* [TASK DESCRIPTION] Pictures must not be retyped. Return exactly the lines from the one with "What matplotlib code" through the one with "decision_pcts = [54, 46]", both included, and no others.

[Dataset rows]
[BEGIN]

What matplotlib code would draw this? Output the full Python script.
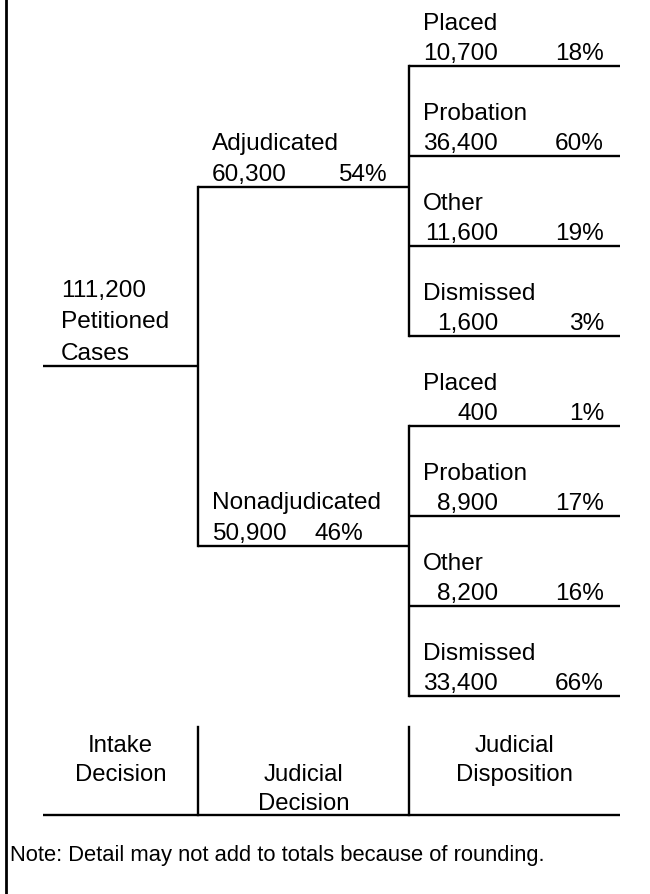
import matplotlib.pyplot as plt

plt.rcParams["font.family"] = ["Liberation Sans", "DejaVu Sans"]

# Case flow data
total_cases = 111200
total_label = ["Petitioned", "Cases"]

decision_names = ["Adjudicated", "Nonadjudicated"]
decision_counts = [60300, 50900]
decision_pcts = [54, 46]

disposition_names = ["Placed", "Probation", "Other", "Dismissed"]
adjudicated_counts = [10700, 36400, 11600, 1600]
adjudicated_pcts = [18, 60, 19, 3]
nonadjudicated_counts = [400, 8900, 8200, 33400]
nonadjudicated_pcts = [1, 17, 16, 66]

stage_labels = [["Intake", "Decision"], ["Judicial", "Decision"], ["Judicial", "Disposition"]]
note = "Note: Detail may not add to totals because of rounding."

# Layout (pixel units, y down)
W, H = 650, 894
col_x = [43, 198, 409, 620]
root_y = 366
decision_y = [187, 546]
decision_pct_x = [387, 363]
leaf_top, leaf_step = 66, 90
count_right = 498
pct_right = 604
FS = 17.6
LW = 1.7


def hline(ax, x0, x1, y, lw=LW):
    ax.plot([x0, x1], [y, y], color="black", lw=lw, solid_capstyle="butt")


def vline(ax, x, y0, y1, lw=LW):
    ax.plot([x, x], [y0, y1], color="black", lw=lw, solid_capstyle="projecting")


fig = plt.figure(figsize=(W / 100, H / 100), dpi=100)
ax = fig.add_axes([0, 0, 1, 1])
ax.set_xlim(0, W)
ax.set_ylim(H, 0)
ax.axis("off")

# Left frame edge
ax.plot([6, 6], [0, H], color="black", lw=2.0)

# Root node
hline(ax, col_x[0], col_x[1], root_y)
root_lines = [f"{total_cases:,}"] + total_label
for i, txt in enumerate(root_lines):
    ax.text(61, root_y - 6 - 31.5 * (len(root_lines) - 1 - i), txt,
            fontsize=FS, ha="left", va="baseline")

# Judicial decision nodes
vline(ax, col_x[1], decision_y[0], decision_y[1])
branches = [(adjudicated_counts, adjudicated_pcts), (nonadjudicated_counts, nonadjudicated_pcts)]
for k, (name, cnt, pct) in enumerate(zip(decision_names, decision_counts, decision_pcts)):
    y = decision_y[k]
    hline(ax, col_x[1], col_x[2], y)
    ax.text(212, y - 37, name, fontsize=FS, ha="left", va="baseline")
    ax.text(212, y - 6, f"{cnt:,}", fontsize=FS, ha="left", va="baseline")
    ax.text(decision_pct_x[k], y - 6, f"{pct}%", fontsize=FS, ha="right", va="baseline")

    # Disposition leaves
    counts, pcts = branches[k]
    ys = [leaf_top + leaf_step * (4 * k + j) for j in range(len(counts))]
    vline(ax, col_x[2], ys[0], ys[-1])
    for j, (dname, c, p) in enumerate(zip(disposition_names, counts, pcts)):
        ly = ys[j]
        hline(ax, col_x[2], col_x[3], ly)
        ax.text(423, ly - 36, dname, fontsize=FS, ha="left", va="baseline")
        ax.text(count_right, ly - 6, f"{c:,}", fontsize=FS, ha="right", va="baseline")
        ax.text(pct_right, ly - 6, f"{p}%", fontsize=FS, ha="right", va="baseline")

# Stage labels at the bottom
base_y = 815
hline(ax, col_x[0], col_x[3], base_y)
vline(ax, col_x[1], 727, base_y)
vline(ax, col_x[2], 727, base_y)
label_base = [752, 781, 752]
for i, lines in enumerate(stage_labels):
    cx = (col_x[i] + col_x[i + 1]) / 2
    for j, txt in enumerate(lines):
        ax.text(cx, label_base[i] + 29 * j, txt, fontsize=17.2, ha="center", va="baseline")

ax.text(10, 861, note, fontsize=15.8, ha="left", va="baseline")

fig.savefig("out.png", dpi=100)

[END]
[BEGIN]

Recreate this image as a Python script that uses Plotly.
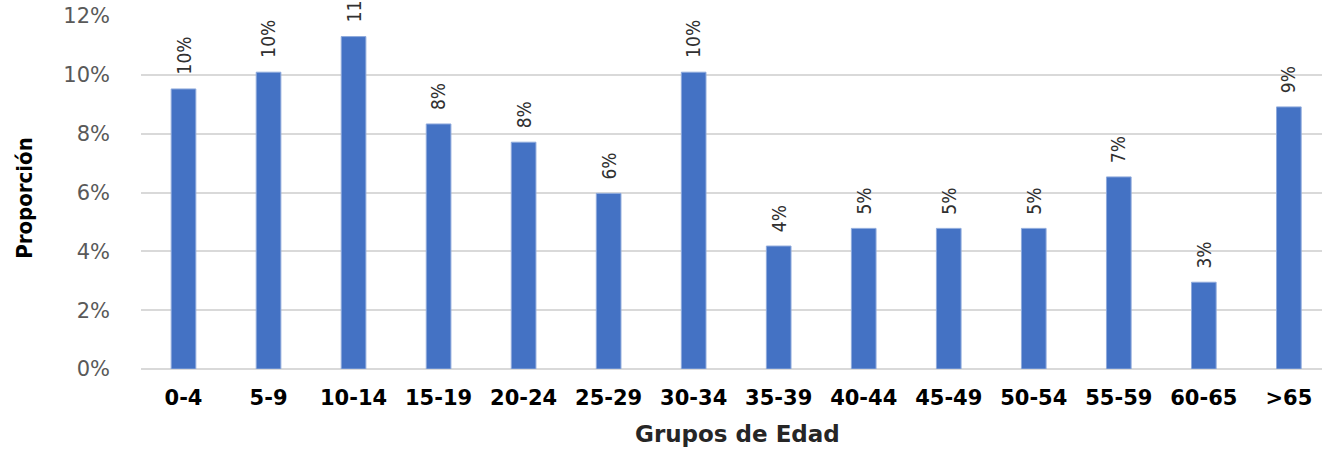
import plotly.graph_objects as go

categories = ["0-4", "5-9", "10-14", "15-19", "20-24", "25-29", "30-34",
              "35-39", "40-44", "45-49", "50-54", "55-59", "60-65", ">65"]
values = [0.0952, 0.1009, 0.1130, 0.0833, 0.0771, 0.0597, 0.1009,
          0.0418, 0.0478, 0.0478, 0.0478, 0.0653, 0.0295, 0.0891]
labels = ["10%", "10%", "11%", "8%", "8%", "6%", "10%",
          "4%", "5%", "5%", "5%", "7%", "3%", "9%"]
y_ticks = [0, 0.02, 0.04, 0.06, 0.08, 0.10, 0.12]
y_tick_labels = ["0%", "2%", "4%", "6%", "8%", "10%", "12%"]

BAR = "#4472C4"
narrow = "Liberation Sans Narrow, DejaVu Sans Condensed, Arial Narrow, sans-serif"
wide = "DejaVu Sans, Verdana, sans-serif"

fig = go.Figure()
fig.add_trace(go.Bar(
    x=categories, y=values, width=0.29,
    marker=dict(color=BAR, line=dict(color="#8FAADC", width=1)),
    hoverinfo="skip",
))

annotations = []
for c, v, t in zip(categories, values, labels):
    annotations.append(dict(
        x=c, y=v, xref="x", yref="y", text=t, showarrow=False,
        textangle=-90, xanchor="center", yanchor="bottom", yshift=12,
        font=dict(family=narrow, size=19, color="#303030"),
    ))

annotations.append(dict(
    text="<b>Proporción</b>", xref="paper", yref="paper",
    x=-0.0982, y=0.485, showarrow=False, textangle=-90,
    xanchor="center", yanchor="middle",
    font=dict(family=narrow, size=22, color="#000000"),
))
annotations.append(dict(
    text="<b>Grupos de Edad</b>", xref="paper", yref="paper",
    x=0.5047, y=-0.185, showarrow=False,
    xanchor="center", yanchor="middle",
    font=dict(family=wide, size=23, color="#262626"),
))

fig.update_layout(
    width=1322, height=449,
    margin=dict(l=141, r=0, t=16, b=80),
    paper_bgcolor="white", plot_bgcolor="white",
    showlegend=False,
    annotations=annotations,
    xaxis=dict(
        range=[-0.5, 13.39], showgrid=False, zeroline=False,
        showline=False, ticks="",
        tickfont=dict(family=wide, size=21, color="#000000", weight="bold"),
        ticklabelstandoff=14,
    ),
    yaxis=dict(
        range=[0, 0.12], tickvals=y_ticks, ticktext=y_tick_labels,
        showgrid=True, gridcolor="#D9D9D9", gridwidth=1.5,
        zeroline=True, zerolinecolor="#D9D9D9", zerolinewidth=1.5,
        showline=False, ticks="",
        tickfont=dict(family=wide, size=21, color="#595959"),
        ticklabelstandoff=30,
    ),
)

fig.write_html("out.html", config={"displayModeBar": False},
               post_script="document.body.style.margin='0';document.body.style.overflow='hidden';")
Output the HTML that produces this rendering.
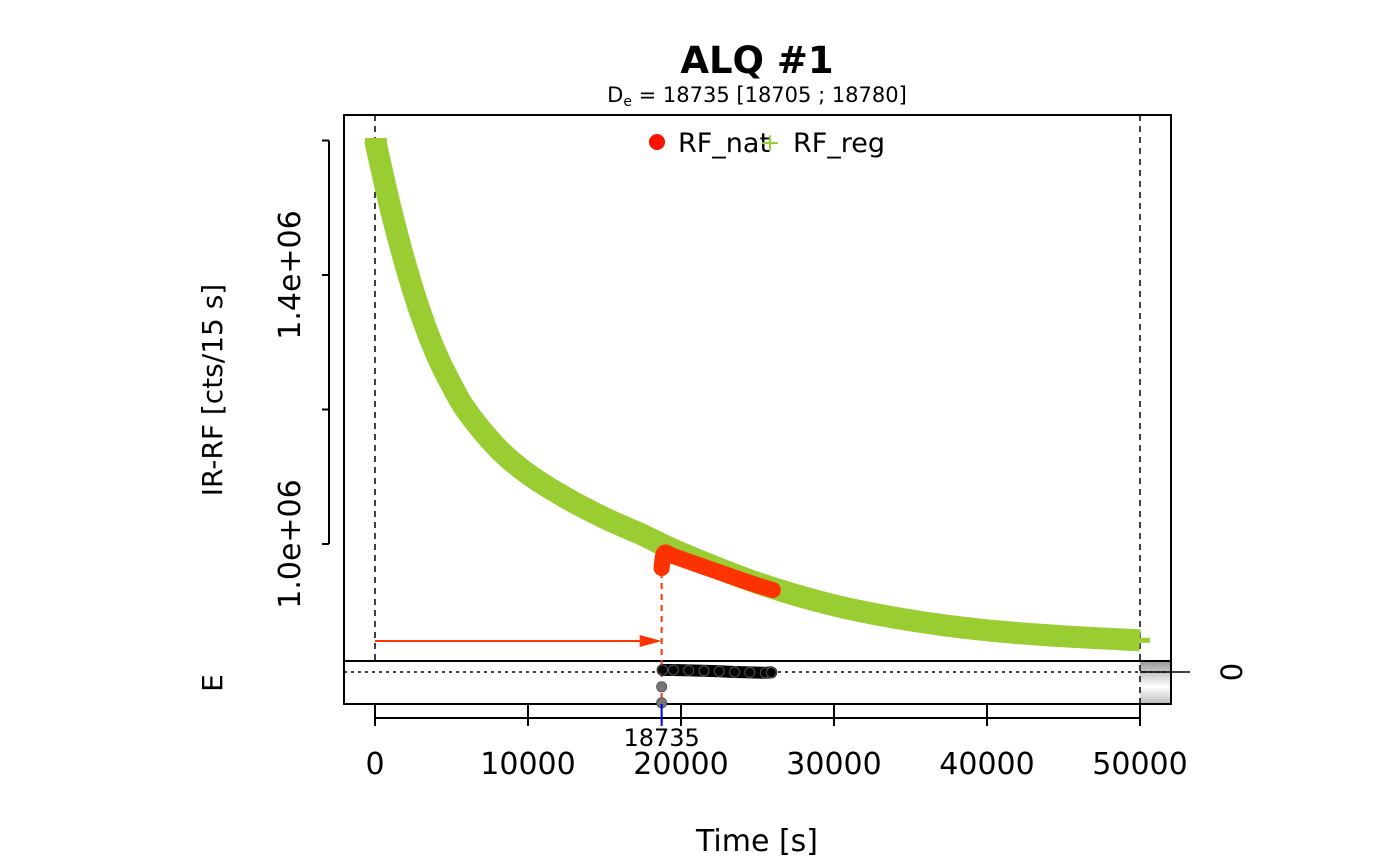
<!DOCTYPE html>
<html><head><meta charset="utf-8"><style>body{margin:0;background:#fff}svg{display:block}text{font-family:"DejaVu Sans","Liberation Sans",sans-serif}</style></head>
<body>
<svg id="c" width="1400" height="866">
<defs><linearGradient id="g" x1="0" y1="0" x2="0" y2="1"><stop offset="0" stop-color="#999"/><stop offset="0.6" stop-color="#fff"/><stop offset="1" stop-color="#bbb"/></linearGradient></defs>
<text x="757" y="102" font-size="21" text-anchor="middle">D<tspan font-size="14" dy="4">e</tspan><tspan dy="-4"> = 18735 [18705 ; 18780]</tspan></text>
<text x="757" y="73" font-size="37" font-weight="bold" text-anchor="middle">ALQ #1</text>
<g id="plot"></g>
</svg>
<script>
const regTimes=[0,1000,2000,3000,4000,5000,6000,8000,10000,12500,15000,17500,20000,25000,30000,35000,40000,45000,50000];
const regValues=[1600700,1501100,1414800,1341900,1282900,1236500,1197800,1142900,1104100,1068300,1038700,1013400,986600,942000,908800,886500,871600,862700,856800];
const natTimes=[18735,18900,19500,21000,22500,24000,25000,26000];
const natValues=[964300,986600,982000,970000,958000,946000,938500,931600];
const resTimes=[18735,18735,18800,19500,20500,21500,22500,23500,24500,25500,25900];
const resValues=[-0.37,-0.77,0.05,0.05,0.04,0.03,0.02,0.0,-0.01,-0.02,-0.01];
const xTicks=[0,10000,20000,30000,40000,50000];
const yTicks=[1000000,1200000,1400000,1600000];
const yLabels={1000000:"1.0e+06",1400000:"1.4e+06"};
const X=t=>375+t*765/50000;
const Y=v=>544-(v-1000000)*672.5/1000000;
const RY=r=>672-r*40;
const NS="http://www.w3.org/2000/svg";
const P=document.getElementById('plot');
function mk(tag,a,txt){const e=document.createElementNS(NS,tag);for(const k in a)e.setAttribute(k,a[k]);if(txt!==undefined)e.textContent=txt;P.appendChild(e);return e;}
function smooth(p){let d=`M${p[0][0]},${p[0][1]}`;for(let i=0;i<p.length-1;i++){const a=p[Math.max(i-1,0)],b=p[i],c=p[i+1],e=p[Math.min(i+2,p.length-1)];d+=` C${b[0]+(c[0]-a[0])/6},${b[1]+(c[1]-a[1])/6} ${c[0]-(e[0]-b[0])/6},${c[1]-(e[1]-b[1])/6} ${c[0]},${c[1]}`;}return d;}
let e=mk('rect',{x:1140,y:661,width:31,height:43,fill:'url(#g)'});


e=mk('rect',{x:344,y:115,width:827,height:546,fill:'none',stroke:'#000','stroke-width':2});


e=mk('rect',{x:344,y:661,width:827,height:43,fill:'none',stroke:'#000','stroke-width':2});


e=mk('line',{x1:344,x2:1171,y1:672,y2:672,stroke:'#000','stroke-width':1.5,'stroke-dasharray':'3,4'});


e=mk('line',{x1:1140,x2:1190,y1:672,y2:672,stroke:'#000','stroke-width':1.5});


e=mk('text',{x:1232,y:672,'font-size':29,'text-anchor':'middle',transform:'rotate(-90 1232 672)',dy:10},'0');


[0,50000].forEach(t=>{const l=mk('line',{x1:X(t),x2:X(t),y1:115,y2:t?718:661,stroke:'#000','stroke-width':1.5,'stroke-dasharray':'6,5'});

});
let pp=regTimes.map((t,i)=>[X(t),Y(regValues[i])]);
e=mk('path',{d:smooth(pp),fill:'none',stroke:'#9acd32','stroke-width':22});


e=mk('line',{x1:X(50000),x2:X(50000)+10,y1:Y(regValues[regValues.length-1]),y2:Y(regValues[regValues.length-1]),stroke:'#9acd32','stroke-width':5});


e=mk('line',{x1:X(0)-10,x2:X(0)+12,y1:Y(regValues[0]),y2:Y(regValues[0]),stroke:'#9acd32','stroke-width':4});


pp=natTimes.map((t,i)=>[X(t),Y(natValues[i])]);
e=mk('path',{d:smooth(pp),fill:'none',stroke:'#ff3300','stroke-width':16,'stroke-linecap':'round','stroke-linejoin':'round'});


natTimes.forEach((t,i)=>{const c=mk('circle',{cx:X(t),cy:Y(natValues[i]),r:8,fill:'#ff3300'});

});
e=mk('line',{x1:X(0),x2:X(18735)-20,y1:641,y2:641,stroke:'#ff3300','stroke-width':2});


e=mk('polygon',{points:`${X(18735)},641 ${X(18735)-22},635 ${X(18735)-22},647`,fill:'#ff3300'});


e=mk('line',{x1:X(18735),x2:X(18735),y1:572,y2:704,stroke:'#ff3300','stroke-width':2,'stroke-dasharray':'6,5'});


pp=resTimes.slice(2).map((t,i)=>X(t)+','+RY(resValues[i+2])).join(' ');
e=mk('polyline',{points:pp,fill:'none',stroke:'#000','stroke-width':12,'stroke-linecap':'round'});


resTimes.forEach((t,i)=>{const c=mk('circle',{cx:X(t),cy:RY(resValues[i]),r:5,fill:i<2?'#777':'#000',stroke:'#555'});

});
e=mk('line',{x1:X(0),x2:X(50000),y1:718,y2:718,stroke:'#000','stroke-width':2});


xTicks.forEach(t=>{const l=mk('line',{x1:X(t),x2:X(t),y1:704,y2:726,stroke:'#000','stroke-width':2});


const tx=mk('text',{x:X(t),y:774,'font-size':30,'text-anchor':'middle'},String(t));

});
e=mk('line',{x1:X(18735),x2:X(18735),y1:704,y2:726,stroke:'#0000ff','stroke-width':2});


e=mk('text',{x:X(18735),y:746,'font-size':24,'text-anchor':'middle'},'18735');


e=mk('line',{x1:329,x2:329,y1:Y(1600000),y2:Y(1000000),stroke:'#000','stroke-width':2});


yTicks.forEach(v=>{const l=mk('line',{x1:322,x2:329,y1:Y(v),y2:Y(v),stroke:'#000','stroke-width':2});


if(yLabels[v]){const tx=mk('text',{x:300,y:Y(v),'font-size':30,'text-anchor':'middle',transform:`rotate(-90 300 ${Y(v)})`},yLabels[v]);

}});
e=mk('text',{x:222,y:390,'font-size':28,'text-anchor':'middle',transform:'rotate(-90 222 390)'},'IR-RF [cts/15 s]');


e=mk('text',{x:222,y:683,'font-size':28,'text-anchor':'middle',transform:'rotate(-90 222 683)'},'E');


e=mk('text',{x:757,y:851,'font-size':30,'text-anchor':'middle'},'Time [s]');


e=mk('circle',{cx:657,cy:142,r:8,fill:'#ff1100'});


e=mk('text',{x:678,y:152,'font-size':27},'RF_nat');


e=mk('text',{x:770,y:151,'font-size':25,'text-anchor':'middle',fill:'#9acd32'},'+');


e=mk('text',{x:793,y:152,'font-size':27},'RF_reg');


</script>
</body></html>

[END]

* [FULL ANSWER]
What matplotlib code would draw this? Output the full Python script.
import matplotlib.pyplot as plt

plt.rcParams["font.family"] = ["Liberation Sans", "DejaVu Sans"]

# Case flow data
total_cases = 111200
total_label = ["Petitioned", "Cases"]

decision_names = ["Adjudicated", "Nonadjudicated"]
decision_counts = [60300, 50900]
decision_pcts = [54, 46]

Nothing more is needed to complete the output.